* WHAT YOU ARE ASKED TO DO: Starting at the first line of the listing below, repeat each line exactly until the line containing "from matplotlib.lines import Line2D", which you include. Leave out pictures.

>>>>

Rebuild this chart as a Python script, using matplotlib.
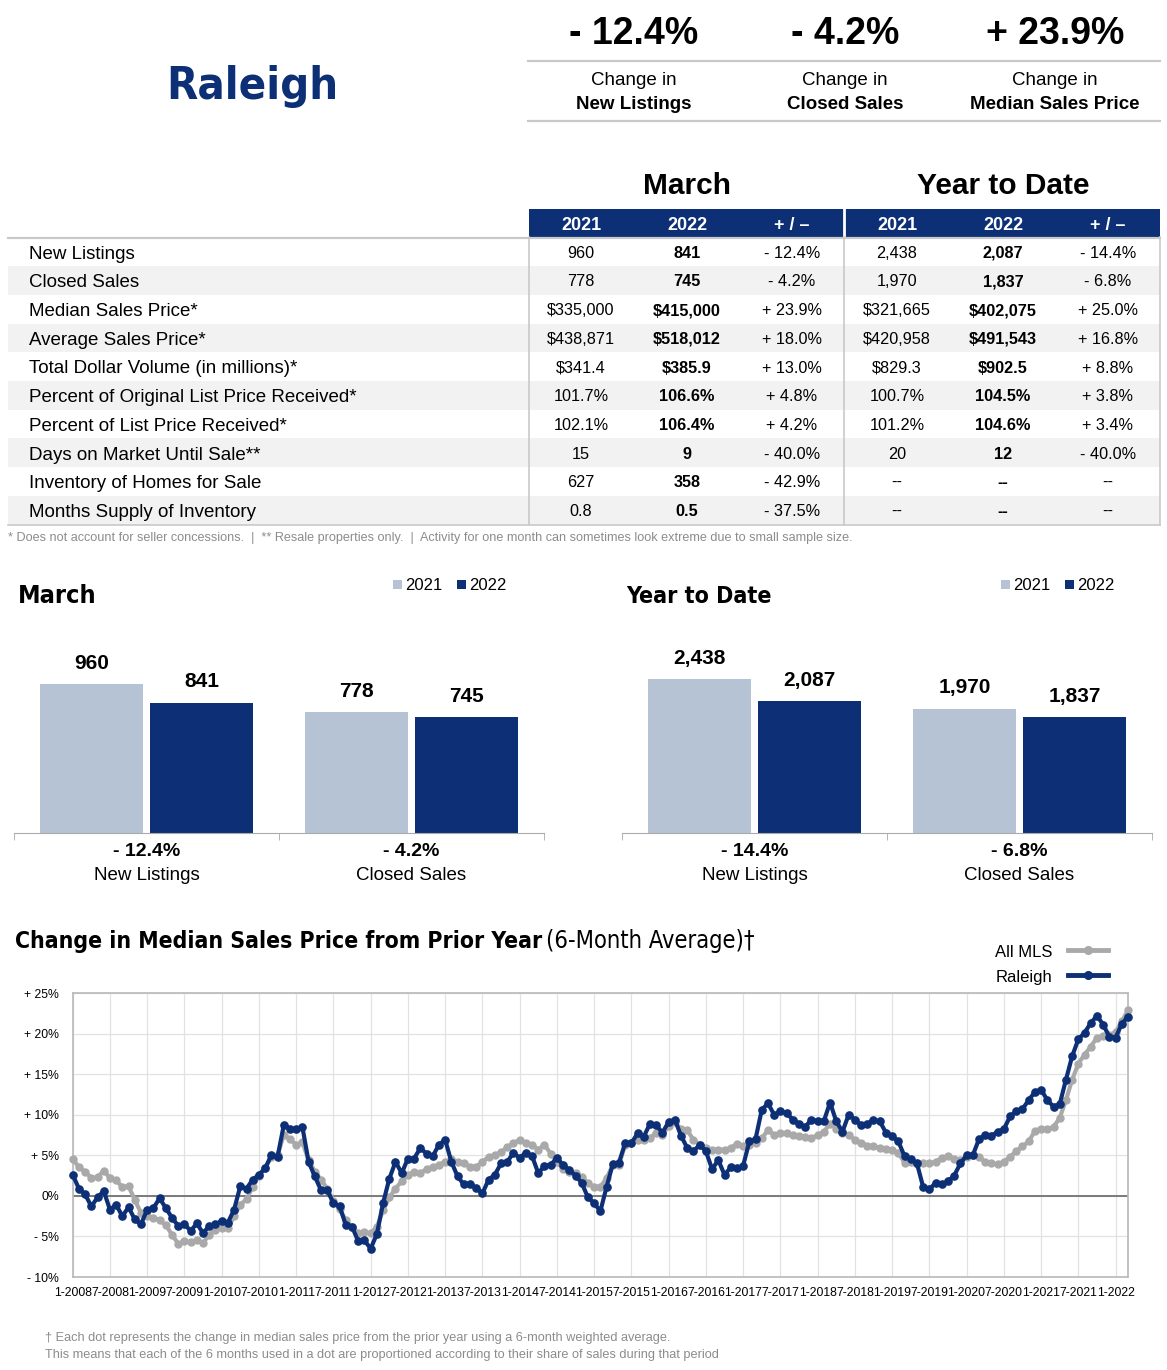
import numpy as np
import matplotlib
matplotlib.use("Agg")
import matplotlib.pyplot as plt
import matplotlib.font_manager as fm
from matplotlib.patches import Rectangle
from matplotlib.lines import Line2D

# ---------------- data ----------------
city = "Raleigh"
kpi_changes = ["- 12.4%", "- 4.2%", "+ 23.9%"]
kpi_names = ["New Listings", "Closed Sales", "Median Sales Price"]

row_labels = ["New Listings", "Closed Sales", "Median Sales Price*", "Average Sales Price*",
              "Total Dollar Volume (in millions)*", "Percent of Original List Price Received*",
              "Percent of List Price Received*", "Days on Market Until Sale**",
              "Inventory of Homes for Sale", "Months Supply of Inventory"]
mar_2021 = ["960", "778", "$335,000", "$438,871", "$341.4", "101.7%", "102.1%", "15", "627", "0.8"]
mar_2022 = ["841", "745", "$415,000", "$518,012", "$385.9", "106.6%", "106.4%", "9", "358", "0.5"]
mar_chg = ["- 12.4%", "- 4.2%", "+ 23.9%", "+ 18.0%", "+ 13.0%", "+ 4.8%", "+ 4.2%", "- 40.0%", "- 42.9%", "- 37.5%"]
ytd_2021 = ["2,438", "1,970", "$321,665", "$420,958", "$829.3", "100.7%", "101.2%", "20", "--", "--"]
ytd_2022 = ["2,087", "1,837", "$402,075", "$491,543", "$902.5", "104.5%", "104.6%", "12", "--", "--"]
ytd_chg = ["- 14.4%", "- 6.8%", "+ 25.0%", "+ 16.8%", "+ 8.8%", "+ 3.8%", "+ 3.4%", "- 40.0%", "--", "--"]
col_headers = ["2021", "2022", "+ / \u2013"]

bar_categories = ["New Listings", "Closed Sales"]
bar_march_2021 = [960, 778]
bar_march_2022 = [841, 745]
bar_march_chg = ["- 12.4%", "- 4.2%"]
bar_ytd_2021 = [2438, 1970]
bar_ytd_2022 = [2087, 1837]
bar_ytd_chg = ["- 14.4%", "- 6.8%"]

raleigh = [2.6, 0.9, 0.2, -1.3, -0.2, 0.6, -1.7, -1.1, -2.5, -1.4,
           -2.9, -3.5, -1.7, -1.5, -0.3, -1.5, -2.7, -3.7, -3.5, -4.3,
           -3.4, -4.6, -3.7, -3.5, -3.1, -3.3, -1.7, 1.2, 0.9, 2.0,
           2.6, 3.4, 5.0, 4.8, 8.7, 8.3, 8.2, 8.5, 4.2, 2.4,
           0.7, 0.7, -0.9, -1.3, -3.6, -3.8, -5.6, -5.5, -6.5, -4.7,
           -0.9, 2.1, 4.2, 2.8, 4.6, 4.6, 5.9, 5.2, 4.9, 6.3,
           6.9, 4.2, 2.4, 1.4, 1.4, 1.0, 0.3, 2.0, 2.6, 4.0,
           4.2, 5.3, 4.7, 5.3, 4.9, 2.8, 3.7, 3.8, 4.7, 3.8,
           3.2, 2.5, 1.6, -0.2, -0.9, -1.9, 1.1, 3.9, 4.1, 6.5,
           6.5, 7.7, 7.3, 8.9, 8.7, 7.8, 9.1, 9.4, 7.4, 5.9,
           5.5, 6.3, 5.5, 3.3, 4.4, 2.6, 3.5, 3.4, 3.7, 6.7,
           7.0, 10.6, 11.4, 10.0, 10.4, 10.2, 9.4, 8.9, 8.5, 9.4,
           9.2, 9.2, 11.5, 9.2, 7.9, 10.0, 9.4, 8.7, 8.9, 9.3,
           9.2, 7.8, 7.4, 6.7, 4.9, 4.5, 4.0, 1.1, 0.8, 1.6,
           1.4, 1.8, 2.5, 4.0, 5.0, 5.0, 7.0, 7.5, 7.4, 7.9,
           8.2, 9.8, 10.4, 10.7, 11.8, 12.8, 13.1, 11.8, 11.0, 11.3,
           14.3, 17.2, 19.3, 20.1, 21.3, 22.2, 21.1, 19.6, 19.5, 21.2,
           22.1]
all_mls = [4.6, 3.5, 3.0, 2.2, 2.3, 3.1, 2.2, 1.9, 1.1, 1.2,
           -0.5, -2.1, -2.5, -2.7, -3.0, -3.6, -4.8, -5.9, -5.6, -5.7,
           -5.5, -5.8, -4.8, -4.2, -3.9, -4.0, -2.5, -1.1, -0.4, 1.1,
           2.5, 3.4, 4.8, 5.0, 7.5, 7.0, 6.3, 6.6, 4.4, 3.0,
           2.0, 0.9, -0.6, -1.6, -3.0, -3.8, -4.6, -4.5, -4.6, -3.8,
           -1.8, -0.2, 0.9, 1.8, 2.6, 2.9, 2.8, 3.3, 3.6, 3.8,
           4.2, 4.5, 4.2, 4.0, 3.6, 3.6, 4.2, 4.8, 5.0, 5.4,
           6.0, 6.5, 6.9, 6.5, 6.3, 5.7, 6.3, 5.2, 4.2, 3.3,
           3.0, 2.8, 2.3, 1.6, 1.1, 1.1, 2.2, 3.8, 3.8, 6.3,
           6.5, 6.9, 6.9, 7.1, 7.8, 7.5, 8.6, 9.1, 8.2, 8.1,
           6.9, 6.3, 5.9, 5.7, 5.7, 5.7, 5.9, 6.4, 6.1, 6.3,
           6.5, 7.1, 8.1, 7.5, 7.8, 7.7, 7.5, 7.4, 7.2, 7.1,
           7.5, 7.9, 8.9, 8.3, 7.8, 7.5, 6.9, 6.5, 6.2, 6.1,
           5.9, 5.8, 5.7, 5.3, 4.1, 4.2, 3.9, 4.0, 4.0, 4.2,
           4.7, 4.9, 4.6, 4.4, 4.8, 5.0, 4.8, 4.2, 4.0, 3.9,
           4.2, 4.8, 5.5, 6.1, 6.7, 8.0, 8.3, 8.2, 8.5, 9.6,
           11.8, 14.3, 16.3, 17.4, 18.4, 19.5, 19.7, 19.8, 20.2, 21.5,
           22.9]
x_tick_labels = ["1-2008", "7-2008", "1-2009", "7-2009", "1-2010", "7-2010", "1-2011", "7-2011",
                 "1-2012", "7-2012", "1-2013", "7-2013", "1-2014", "7-2014", "1-2015", "7-2015",
                 "1-2016", "7-2016", "1-2017", "7-2017", "1-2018", "7-2018", "1-2019", "7-2019",
                 "1-2020", "7-2020", "1-2021", "7-2021", "1-2022"]
y_ticks = [-10, -5, 0, 5, 10, 15, 20, 25]
y_tick_labels = ["- 10%", "- 5%", "0%", "+ 5%", "+ 10%", "+ 15%", "+ 20%", "+ 25%"]

# ---------------- style ----------------
NAVY = "#0c2f76"
LIGHT = "#b5c3d4"
GREY_LINE = "#a9a9a9"
RULE = "#c9c9c9"
BODY = "Liberation Sans"

names = {f.name for f in fm.fontManager.ttflist}
if "Liberation Sans Narrow" in names:
    COND = {"family": "Liberation Sans Narrow"}
elif any(f.name == "DejaVu Sans" and f.stretch in ("condensed", "semi-condensed", 500 - 125) for f in fm.fontManager.ttflist):
    COND = {"family": "DejaVu Sans", "fontstretch": "condensed"}
else:
    COND = {"family": "Liberation Sans"}

W, H = 1167, 1370
fig = plt.figure(figsize=(W / 100, H / 100), dpi=100)
fig.patch.set_facecolor("white")
renderer = fig.canvas.get_renderer()


def txt(x, yc, s, size, ha="left", weight="normal", color="black", fam=None, **kw):
    base = yc + 0.36 * size * 100 / 72
    props = {"family": BODY} if fam is None else dict(fam)
    return fig.text(x / W, 1 - base / H, s, fontsize=size, ha=ha, va="baseline",
                    fontweight=weight, color=color, **props, **kw)


def btxt(x, base, s, size, ha="left", weight="normal", color="black", fam=None, **kw):
    props = {"family": BODY} if fam is None else dict(fam)
    return fig.text(x / W, 1 - base / H, s, fontsize=size, ha=ha, va="baseline",
                    fontweight=weight, color=color, **props, **kw)


def fit(t, target_w):
    w = t.get_window_extent(renderer).width
    t.set_fontsize(t.get_fontsize() * target_w / w)
    return t


def hline(x1, x2, y, color=RULE, lw=1.0):
    fig.add_artist(Line2D([x1 / W, x2 / W], [1 - y / H, 1 - y / H], color=color, lw=lw,
                          transform=fig.transFigure))


def vline(x, y1, y2, color=RULE, lw=1.0):
    fig.add_artist(Line2D([x / W, x / W], [1 - y1 / H, 1 - y2 / H], color=color, lw=lw,
                          transform=fig.transFigure))


def rect(x1, y1, x2, y2, color):
    fig.add_artist(Rectangle((x1 / W, 1 - y2 / H), (x2 - x1) / W, (y2 - y1) / H,
                             transform=fig.transFigure, facecolor=color, edgecolor="none", zorder=0))


# ---------------- header ----------------
t = btxt(252, 99, city, 40, ha="center", weight="bold", color=NAVY, fam=COND)
fit(t, 172)

kpi_x = [634, 845, 1055]
for xc, ch, nm in zip(kpi_x, kpi_changes, kpi_names):
    txt(xc, 30, ch, 27, ha="center", weight="bold")
    txt(xc, 78, "Change in", 13.5, ha="center")
    txt(xc, 102, nm, 13.5, ha="center", weight="bold")
hline(528, 1160, 61, lw=1.6)
hline(528, 1160, 121, lw=1.6)

# ---------------- table ----------------
txt(687, 183, "March", 21.5, ha="center", weight="bold")
txt(1003, 183, "Year to Date", 21.5, ha="center", weight="bold")
rect(529, 209, 1160, 237, NAVY)
vline(844, 209, 237, color="white", lw=2)
col_x = [581, 687, 792, 897, 1003, 1108]
for i, xc in enumerate(col_x):
    txt(xc, 223, col_headers[i % 3], 13, ha="center", weight="bold", color="white")

row_h = 28.7
top = 237.5
for k, lab in enumerate(row_labels):
    yc = top + row_h * k + row_h / 2
    if k % 2 == 1:
        rect(8, top + row_h * k, 1160, top + row_h * (k + 1), "#f2f2f2")
    txt(29, yc, lab, 13.5)
    vals = [mar_2021[k], mar_2022[k], mar_chg[k], ytd_2021[k], ytd_2022[k], ytd_chg[k]]
    for j, (xc, v) in enumerate(zip(col_x, vals)):
        txt(xc, yc, v, 11.7, ha="center", weight="bold" if j in (1, 4) else "normal")
hline(8, 1160, 237.5, lw=1.6)
hline(8, 1160, top + row_h * len(row_labels), lw=1.2)
for xv in (529, 844, 1160):
    vline(xv, 237, top + row_h * len(row_labels), lw=1.2)

t = txt(8, 537, "* Does not account for seller concessions.  |  ** Resale properties only.  |  "
        "Activity for one month can sometimes look extreme due to small sample size.",
        8.3, color="#8c8c8c")
fit(t, 843)

# ---------------- bar charts ----------------
def bar_panel(x0, x1, title, title_w, v21, v22, chg, ymax, leg_x):
    ax = fig.add_axes([x0 / W, 1 - 833 / H, (x1 - x0) / W, (833 - 640) / H])
    xs = np.arange(len(bar_categories))
    off, bw = 0.2075, 0.39
    b1 = ax.bar(xs - off, v21, bw, color=LIGHT)
    b2 = ax.bar(xs + off, v22, bw, color=NAVY)
    for bars, vals in ((b1, v21), (b2, v22)):
        for r, v in zip(bars, vals):
            ax.annotate(f"{v:,}", (r.get_x() + r.get_width() / 2, v), xytext=(0, 14.8),
                        textcoords="offset points", ha="center", va="center",
                        fontsize=15, fontweight="bold", family=BODY)
    for i, (c, name) in enumerate(zip(chg, bar_categories)):
        ax.annotate(c, (i, 0), xytext=(0, -18 * 0.72), textcoords="offset points",
                    ha="center", va="center", fontsize=14, fontweight="bold", family=BODY,
                    annotation_clip=False)
        ax.annotate(name, (i, 0), xytext=(0, -42 * 0.72), textcoords="offset points",
                    ha="center", va="center", fontsize=13.5, family=BODY,
                    annotation_clip=False)
    ax.set_xlim(-0.5, len(bar_categories) - 0.5)
    ax.set_ylim(0, ymax)
    for s in ("left", "right", "top"):
        ax.spines[s].set_visible(False)
    ax.spines["bottom"].set_color("#aaaaaa")
    ax.set_yticks([])
    ax.set_xticks([])
    ax.set_xticks(np.arange(-0.5, len(bar_categories)), minor=True)
    ax.tick_params(axis="x", which="minor", length=5, color="#aaaaaa", labelbottom=False)
    ax.patch.set_alpha(0)
    tt = btxt(x0 + 4, 603, title, 22, weight="bold", fam=COND)
    fit(tt, title_w)
    for k, (col, lab) in enumerate(((LIGHT, "2021"), (NAVY, "2022"))):
        sx = leg_x + k * 64
        rect(sx, 580, sx + 9, 589, col)
        txt(sx + 12, 584.5, lab, 12)
    return ax


bar_panel(14, 544, "March", 78, bar_march_2021, bar_march_2022, bar_march_chg, 1244, 393)
bar_panel(622, 1152, "Year to Date", 145, bar_ytd_2021, bar_ytd_2022, bar_ytd_chg, 3055, 1001)

# ---------------- line chart ----------------
t1 = btxt(15, 948, "Change in Median Sales Price from Prior Year", 21, weight="bold", fam=COND)
fit(t1, 525)
t2 = btxt(546, 948, "(6-Month Average)\u2020", 21, fam=COND)
fit(t2, 209)

ax = fig.add_axes([72.7 / W, 1 - 1277 / H, (1128 - 72.7) / W, (1277 - 993) / H])
months = np.arange(len(raleigh))
ax.plot(months, all_mls, color=GREY_LINE, lw=3.0, marker="o", ms=5.0, clip_on=False, zorder=3)
ax.plot(months, raleigh, color=NAVY, lw=3.0, marker="o", ms=5.2, clip_on=False, zorder=4)
ax.axhline(0, color="#7a7a7a", lw=1.4, zorder=2)
ax.set_xlim(0, len(raleigh) - 1)
ax.set_ylim(-10, 25)
ax.set_xticks(np.arange(0, len(raleigh), 6))
ax.set_xticklabels(x_tick_labels, fontsize=8.8, family=BODY)
ax.set_yticks(y_ticks)
ax.set_yticklabels(y_tick_labels, fontsize=8.8, family=BODY)
ax.tick_params(length=0, pad=7)
ax.tick_params(axis="y", pad=10)
ax.grid(True, color="#e2e2e2", lw=0.9, zorder=0)
ax.set_axisbelow(True)
for s in ax.spines.values():
    s.set_color("#b8b8b8")
    s.set_linewidth(1.2)

# line legend
for yc, lab, col in ((951, "All MLS", GREY_LINE), (976, "Raleigh", NAVY)):
    txt(1052, yc, lab, 12, ha="right")
    fig.add_artist(Line2D([1068 / W, 1108 / W], [1 - (yc - 1) / H] * 2, color=col, lw=3.5,
                          transform=fig.transFigure))
    fig.add_artist(Line2D([1088 / W], [1 - (yc - 1) / H], color=col, marker="o", ms=5.5,
                          transform=fig.transFigure))

t = txt(45, 1337, "\u2020 Each dot represents the change in median sales price from the prior year "
        "using a 6-month weighted average.", 8.5, color="#8c8c8c")
fit(t, 621)
t = txt(45, 1354, "This means that each of the 6 months used in a dot are proportioned according "
        "to their share of sales during that period", 8.5, color="#8c8c8c")
fit(t, 670)

fig.savefig("out.png", dpi=100, facecolor="white")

<<<<

* RESULT FOR THIS TASK:
Rebuild this chart as a Python script, using matplotlib.
import numpy as np
import matplotlib
matplotlib.use("Agg")
import matplotlib.pyplot as plt
import matplotlib.font_manager as fm
from matplotlib.patches import Rectangle
from matplotlib.lines import Line2D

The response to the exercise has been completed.